EXERCISE REQUIREMENTS: Restate word for word the lines of the data below, from the first through the one that has "from matplotlib.patches import Rectangle".

-------

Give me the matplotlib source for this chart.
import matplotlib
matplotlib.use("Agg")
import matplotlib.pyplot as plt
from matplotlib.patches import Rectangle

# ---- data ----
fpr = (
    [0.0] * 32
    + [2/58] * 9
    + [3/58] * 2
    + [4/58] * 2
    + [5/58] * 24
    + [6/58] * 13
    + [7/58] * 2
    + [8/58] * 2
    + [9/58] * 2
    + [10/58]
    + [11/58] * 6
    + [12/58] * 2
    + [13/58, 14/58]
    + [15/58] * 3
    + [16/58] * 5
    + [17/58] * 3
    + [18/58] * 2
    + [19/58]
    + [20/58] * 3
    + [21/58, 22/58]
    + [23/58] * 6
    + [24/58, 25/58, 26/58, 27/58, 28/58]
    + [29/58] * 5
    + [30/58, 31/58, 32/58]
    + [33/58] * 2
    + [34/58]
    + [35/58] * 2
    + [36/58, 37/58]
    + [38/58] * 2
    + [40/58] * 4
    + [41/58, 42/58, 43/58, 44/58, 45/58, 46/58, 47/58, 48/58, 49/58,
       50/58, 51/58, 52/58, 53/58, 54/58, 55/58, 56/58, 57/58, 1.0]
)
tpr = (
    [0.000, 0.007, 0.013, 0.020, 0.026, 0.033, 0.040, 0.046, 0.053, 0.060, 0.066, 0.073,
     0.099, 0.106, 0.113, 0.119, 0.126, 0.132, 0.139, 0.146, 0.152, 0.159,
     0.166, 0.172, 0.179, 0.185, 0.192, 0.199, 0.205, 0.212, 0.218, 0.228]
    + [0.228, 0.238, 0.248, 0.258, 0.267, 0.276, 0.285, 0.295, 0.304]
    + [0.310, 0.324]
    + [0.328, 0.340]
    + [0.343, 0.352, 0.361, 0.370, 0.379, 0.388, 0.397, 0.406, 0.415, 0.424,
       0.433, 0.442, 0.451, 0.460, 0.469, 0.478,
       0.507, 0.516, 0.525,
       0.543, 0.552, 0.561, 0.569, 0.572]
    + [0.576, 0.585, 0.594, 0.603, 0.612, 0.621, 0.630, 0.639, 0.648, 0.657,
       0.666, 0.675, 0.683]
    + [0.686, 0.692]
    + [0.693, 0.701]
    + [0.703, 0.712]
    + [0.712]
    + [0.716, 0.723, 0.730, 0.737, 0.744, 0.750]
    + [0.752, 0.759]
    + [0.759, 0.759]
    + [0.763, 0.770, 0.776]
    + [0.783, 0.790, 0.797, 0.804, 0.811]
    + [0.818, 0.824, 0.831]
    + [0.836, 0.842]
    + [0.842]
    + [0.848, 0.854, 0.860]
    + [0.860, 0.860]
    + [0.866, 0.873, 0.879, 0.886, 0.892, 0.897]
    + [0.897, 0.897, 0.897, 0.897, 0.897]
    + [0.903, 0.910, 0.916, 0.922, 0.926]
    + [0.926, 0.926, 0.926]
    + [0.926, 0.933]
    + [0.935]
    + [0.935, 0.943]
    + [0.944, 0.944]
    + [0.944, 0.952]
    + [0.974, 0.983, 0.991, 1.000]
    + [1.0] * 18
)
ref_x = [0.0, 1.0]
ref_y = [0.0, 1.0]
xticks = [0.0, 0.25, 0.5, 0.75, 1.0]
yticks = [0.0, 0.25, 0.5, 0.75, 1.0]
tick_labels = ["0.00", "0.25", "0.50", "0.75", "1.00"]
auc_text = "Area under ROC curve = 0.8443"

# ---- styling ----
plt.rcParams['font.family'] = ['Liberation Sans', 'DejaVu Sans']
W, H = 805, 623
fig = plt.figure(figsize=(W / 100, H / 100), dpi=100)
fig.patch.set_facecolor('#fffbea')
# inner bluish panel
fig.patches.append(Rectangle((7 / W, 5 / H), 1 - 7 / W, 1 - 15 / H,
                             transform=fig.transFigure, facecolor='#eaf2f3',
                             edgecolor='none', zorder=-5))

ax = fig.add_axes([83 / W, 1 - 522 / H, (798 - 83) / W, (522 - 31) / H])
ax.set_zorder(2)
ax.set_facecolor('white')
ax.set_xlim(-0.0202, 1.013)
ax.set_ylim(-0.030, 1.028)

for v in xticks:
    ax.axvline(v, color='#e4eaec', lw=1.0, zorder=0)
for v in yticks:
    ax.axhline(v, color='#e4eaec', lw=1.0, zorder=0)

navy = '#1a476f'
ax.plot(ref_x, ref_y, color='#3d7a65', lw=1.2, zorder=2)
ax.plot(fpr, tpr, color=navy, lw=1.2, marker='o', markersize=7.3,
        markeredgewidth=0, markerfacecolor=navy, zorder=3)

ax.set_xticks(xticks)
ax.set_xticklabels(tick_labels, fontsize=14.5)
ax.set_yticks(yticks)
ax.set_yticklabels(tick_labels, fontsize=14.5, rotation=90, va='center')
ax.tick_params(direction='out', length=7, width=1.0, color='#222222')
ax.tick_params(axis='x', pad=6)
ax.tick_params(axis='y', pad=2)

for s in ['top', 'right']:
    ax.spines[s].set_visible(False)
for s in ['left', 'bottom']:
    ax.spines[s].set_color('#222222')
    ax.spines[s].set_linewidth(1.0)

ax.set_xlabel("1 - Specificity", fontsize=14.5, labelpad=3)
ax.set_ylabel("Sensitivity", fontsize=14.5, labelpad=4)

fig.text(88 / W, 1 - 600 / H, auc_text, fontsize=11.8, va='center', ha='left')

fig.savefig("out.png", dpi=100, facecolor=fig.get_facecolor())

-------

ANSWER TO THE EXERCISE:
Give me the matplotlib source for this chart.
import matplotlib
matplotlib.use("Agg")
import matplotlib.pyplot as plt
from matplotlib.patches import Rectangle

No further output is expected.